Until my own wedding five years ago, I had never recognized how many modern craftsmen and craftswomen considered themselves artistes. Our wedding photographer labored over angles, like a film director, to make the pictures a joint production of our day and her style. And even the wedding cake maker in our interview with her said she wanted to capture our “spirit” as a couple in her design. I reflected then that in a wealthy society even many people who make material things think they are ultimately are in the business of creating meaning, where they mix their expressiveness with their clients to make art in the workaday world.
Our expressive age provides the social context for the Masterpiece Cakeshop, in which a cake baker couple is challenging an antidiscrimination law that requires them to bake a cake for a same-sex wedding ceremony. Mark Movsesian has written an excellent post, in which he is doubtful about the success of such claims because they run afoul of the egalitarianism of American society–a feature first noted by Alexis de Toqueville. But America is also dedicated to free expression. And just as egalitarianism has increased over time to embrace the equality of same-sex and traditional marriage, so has the breadth of expressive activity. Thus, the First Amendment question in Masterpiece Cakeshop sets up a clash of two powerful currents coursing through America–equality and expression. And to make the clash even more striking, Justice Anthony Kennedy, often the swing vote on the Court, is both the creator of constitutional rights for same-sex couples and the most stalwart defender of free speech.

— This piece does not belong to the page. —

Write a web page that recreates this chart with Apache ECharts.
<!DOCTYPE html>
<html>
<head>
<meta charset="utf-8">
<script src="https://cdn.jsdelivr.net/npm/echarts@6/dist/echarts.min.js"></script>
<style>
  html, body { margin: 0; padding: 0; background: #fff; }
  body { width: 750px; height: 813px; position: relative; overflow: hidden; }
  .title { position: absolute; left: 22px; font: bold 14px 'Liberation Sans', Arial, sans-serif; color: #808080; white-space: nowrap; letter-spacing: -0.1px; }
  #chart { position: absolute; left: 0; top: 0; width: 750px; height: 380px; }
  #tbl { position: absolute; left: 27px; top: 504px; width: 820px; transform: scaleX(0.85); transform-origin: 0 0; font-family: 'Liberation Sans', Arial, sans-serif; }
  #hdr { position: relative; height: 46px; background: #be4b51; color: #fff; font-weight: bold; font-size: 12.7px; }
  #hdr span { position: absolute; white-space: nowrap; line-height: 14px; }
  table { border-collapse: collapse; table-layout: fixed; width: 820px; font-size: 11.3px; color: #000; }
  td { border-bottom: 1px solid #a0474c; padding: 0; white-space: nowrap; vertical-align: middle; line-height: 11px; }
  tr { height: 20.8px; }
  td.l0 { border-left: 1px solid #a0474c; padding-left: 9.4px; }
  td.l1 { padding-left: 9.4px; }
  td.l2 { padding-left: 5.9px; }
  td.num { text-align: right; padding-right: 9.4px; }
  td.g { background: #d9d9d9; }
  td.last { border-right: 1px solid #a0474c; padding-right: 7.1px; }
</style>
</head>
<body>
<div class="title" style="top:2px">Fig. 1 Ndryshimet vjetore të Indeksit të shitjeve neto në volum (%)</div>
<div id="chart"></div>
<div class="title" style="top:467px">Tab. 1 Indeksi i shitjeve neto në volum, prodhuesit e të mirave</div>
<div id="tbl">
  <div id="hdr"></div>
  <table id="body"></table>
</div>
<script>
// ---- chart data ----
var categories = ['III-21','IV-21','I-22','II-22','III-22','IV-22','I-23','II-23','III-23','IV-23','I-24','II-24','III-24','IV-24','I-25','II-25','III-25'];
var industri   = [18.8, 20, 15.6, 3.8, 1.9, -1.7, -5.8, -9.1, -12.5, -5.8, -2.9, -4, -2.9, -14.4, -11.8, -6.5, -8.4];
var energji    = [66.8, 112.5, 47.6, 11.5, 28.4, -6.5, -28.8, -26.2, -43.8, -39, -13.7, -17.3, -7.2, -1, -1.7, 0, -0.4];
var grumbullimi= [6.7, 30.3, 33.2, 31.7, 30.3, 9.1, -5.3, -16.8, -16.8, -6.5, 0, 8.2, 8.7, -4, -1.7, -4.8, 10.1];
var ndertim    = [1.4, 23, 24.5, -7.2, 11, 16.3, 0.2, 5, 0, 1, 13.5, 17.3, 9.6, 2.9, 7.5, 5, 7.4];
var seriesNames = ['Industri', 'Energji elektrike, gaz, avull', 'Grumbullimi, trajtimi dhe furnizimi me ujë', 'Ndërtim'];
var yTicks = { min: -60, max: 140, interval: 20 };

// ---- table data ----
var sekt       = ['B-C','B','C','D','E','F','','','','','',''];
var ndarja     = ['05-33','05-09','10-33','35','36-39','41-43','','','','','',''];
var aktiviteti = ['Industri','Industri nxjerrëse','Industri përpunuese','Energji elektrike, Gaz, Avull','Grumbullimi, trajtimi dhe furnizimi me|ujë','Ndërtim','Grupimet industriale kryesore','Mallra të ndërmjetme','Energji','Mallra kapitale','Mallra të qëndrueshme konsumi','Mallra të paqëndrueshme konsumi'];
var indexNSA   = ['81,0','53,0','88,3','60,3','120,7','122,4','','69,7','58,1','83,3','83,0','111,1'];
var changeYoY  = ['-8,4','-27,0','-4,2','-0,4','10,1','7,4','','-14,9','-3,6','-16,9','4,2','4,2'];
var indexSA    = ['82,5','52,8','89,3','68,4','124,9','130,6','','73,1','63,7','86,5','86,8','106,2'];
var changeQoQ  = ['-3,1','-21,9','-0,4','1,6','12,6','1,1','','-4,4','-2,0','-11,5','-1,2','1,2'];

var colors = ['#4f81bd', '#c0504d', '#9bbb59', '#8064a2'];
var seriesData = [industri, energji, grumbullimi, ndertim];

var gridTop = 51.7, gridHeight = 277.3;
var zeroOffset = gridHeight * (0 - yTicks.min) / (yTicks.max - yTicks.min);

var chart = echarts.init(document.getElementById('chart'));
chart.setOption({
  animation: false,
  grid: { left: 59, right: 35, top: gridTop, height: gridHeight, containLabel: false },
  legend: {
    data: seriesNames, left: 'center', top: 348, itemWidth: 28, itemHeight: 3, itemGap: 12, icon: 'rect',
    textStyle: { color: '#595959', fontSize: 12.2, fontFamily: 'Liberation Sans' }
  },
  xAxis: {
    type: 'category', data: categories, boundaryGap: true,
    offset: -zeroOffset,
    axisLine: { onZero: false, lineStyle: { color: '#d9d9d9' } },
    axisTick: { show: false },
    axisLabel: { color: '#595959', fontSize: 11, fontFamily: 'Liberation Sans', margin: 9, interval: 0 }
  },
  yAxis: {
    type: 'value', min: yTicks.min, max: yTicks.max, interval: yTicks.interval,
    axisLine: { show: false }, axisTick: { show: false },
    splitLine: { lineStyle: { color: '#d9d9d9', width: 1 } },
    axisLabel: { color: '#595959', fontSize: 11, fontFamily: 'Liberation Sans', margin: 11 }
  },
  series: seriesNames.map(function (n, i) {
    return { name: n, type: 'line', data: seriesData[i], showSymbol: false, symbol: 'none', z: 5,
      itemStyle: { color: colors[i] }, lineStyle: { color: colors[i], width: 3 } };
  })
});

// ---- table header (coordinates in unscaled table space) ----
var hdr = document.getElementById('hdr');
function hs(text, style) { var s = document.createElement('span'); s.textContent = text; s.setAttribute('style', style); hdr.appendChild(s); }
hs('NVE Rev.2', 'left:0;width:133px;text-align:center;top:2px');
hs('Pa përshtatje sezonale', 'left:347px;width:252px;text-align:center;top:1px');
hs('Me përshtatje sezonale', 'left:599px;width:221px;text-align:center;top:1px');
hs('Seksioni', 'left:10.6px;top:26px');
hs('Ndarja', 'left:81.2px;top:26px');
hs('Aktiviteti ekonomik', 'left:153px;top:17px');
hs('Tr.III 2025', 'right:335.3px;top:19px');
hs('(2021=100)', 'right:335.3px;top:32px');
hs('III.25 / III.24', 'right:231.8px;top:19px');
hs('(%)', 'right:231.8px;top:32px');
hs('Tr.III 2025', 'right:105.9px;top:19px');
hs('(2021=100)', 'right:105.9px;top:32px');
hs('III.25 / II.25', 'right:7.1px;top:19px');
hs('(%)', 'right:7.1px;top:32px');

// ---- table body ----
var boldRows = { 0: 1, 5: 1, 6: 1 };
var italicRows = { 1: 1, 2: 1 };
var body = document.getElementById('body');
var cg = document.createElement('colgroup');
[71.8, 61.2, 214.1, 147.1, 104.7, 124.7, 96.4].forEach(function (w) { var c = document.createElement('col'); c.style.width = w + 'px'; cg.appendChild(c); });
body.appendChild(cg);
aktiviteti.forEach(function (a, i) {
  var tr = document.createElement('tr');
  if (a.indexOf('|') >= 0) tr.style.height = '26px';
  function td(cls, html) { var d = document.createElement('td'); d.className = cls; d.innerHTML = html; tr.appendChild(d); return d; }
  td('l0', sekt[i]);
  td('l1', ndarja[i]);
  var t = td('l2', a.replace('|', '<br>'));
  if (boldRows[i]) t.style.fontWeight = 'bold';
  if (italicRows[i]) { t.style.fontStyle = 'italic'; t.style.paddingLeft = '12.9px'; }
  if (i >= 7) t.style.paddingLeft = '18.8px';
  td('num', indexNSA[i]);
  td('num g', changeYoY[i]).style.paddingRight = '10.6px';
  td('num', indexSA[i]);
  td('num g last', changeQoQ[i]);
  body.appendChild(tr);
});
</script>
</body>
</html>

Justice Kennedy would likely find this an easy case, if the bakers had been asked to write something or place a symbol in their design that celebrates same-sex marriage. It is clear from many cases that citizens cannot be forced to deliver a message that does not reflect their own sentiments. The argument that there is no constitutional violation because the speech would be attributed to couple getting married rather than to the bakers is inconsistent with Supreme Court case law, including the famous case where a New Hampshire resident successfully challenged being forced to display the slogan Live Free or Die written on the state’s license plate. One cannot be forced to disseminate opinions with which one disagrees.

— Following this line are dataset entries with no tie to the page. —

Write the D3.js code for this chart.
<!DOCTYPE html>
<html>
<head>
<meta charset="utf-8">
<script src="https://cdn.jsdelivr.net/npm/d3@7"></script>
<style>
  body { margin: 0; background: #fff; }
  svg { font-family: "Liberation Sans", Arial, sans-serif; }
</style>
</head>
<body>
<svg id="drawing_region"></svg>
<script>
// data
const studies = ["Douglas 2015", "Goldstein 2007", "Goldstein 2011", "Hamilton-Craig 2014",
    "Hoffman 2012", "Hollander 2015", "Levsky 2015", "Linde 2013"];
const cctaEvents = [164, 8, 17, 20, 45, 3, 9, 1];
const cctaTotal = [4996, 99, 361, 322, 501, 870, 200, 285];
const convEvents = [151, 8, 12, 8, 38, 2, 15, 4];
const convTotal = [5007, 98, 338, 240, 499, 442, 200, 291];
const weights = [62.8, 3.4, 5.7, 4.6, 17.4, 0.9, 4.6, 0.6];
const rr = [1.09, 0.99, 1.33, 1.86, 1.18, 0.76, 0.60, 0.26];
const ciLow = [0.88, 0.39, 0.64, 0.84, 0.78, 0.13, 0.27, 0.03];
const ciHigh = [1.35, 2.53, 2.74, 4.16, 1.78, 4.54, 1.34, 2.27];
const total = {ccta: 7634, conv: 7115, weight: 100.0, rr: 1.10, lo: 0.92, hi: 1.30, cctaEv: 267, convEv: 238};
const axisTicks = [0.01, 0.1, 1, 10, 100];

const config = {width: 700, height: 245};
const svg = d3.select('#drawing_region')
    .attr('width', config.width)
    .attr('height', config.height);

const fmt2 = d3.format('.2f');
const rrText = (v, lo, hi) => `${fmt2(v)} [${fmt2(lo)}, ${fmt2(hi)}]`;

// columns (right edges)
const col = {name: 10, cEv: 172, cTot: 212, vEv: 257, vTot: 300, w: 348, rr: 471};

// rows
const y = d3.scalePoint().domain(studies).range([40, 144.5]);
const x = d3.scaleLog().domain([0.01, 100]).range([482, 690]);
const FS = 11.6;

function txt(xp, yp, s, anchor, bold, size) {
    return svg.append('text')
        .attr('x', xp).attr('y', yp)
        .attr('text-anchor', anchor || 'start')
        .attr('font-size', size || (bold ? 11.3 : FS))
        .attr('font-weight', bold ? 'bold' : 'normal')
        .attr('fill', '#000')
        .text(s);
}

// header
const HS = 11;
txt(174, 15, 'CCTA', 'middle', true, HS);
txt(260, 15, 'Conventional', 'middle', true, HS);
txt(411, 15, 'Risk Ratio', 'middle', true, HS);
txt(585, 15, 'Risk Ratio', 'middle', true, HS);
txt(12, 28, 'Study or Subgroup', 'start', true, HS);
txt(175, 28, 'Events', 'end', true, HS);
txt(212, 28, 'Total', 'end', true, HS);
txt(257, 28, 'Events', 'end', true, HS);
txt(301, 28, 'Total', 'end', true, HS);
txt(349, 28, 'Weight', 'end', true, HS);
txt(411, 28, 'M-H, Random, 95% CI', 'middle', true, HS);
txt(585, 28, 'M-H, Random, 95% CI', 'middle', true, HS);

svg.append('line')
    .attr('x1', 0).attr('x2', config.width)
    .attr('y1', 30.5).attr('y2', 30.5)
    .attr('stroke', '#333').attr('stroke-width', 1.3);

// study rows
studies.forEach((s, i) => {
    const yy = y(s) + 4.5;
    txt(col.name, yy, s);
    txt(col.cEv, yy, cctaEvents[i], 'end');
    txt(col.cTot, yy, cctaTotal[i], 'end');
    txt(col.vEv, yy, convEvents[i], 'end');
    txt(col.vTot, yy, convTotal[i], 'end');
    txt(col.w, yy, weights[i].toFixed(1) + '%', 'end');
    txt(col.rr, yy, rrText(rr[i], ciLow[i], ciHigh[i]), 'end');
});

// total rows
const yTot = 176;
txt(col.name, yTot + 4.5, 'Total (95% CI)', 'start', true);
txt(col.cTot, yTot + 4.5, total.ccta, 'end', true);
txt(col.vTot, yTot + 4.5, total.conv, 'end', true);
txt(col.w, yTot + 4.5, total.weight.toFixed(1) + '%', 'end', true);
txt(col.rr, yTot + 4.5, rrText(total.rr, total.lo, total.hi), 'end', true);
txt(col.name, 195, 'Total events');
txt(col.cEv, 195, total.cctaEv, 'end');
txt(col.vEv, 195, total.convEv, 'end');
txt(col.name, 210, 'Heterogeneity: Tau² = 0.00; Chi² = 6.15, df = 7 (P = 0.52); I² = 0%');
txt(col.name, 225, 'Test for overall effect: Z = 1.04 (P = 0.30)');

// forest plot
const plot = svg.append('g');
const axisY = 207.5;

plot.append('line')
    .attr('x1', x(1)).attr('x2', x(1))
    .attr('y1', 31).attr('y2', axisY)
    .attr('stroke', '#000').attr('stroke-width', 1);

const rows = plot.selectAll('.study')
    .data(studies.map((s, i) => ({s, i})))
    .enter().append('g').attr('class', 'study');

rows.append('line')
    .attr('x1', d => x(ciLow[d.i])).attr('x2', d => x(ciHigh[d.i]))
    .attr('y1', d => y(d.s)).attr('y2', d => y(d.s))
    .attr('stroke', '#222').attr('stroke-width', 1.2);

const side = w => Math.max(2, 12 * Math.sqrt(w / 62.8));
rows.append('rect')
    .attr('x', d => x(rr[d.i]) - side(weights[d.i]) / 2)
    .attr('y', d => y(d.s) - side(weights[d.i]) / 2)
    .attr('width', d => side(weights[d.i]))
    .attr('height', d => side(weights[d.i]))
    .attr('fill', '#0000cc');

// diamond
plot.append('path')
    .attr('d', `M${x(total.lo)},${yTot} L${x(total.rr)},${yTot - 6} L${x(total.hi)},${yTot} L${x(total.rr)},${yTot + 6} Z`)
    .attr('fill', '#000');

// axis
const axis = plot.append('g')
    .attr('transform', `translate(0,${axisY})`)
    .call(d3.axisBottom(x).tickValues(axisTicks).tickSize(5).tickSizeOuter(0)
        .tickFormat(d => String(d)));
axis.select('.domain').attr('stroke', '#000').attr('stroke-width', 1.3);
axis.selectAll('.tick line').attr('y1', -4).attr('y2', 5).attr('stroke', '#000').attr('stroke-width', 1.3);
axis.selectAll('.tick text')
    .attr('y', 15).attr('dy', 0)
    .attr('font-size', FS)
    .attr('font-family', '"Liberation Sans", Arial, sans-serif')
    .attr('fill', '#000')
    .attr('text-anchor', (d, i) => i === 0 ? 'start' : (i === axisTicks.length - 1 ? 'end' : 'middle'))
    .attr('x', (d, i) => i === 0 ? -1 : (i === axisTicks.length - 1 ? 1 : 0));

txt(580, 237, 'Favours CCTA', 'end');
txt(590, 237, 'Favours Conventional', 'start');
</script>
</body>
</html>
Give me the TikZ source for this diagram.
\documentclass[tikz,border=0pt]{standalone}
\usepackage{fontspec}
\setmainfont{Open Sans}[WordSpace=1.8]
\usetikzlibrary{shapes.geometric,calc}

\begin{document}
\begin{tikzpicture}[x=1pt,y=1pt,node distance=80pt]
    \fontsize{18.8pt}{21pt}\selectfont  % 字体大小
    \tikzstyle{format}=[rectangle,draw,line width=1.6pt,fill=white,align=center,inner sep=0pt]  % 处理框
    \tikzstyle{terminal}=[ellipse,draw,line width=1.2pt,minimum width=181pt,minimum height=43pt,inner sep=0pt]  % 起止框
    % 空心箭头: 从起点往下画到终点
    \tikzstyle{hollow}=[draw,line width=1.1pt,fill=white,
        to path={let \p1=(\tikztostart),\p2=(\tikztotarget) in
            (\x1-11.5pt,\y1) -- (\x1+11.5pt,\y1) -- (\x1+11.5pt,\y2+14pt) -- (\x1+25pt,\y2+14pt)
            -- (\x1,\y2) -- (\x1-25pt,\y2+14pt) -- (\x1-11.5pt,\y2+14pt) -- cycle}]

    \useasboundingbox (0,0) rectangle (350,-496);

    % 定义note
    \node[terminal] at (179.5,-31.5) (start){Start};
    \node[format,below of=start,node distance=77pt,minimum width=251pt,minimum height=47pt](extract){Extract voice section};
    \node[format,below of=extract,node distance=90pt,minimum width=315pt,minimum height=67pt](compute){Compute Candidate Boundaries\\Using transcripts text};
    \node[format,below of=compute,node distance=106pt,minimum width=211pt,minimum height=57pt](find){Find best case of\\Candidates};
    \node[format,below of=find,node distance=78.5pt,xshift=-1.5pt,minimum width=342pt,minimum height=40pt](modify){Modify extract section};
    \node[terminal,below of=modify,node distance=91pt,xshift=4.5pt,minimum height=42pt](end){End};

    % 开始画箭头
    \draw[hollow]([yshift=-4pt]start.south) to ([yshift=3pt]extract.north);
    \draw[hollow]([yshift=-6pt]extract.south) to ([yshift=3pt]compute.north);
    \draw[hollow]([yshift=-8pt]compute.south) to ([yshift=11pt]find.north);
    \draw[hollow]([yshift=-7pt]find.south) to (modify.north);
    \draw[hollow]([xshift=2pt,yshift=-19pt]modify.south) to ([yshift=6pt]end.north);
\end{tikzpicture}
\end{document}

But apparently the bakers in Masterpiece Cakeshop had not yet discussed the design of the cake before saying that they would not sell one of their signature cakes for the same-sex wedding. Should that make a difference? This is a difficult question, but it is not yet clear to me it should. A videographer of a wedding would make decisions, large and small, to put the ceremony in the most favorable light. The nature of her profession would be to express the beauty of the celebration, but such expression is inconsistent with the view that same-sex marriage is immoral. How different is the action of a cake maker who consciously designs a cake with a particular couple in my mind, as did the baker at my own wedding? Of course, if a wedding couple wanted to buy a cake off the shelf, there would be no merging of the expressions of the baker and the couple. But as I understand the facts of the case, the bakers were perfectly happy to sell their baked goods to anyone, just not to design a cake for a particular couple on occasion of moral significance. In a society suffused with expressiveness, the First Amendment protects free speech rights of craftspeople as well as journalists and academics. Masterpiece Cakeshop will work out how it does so.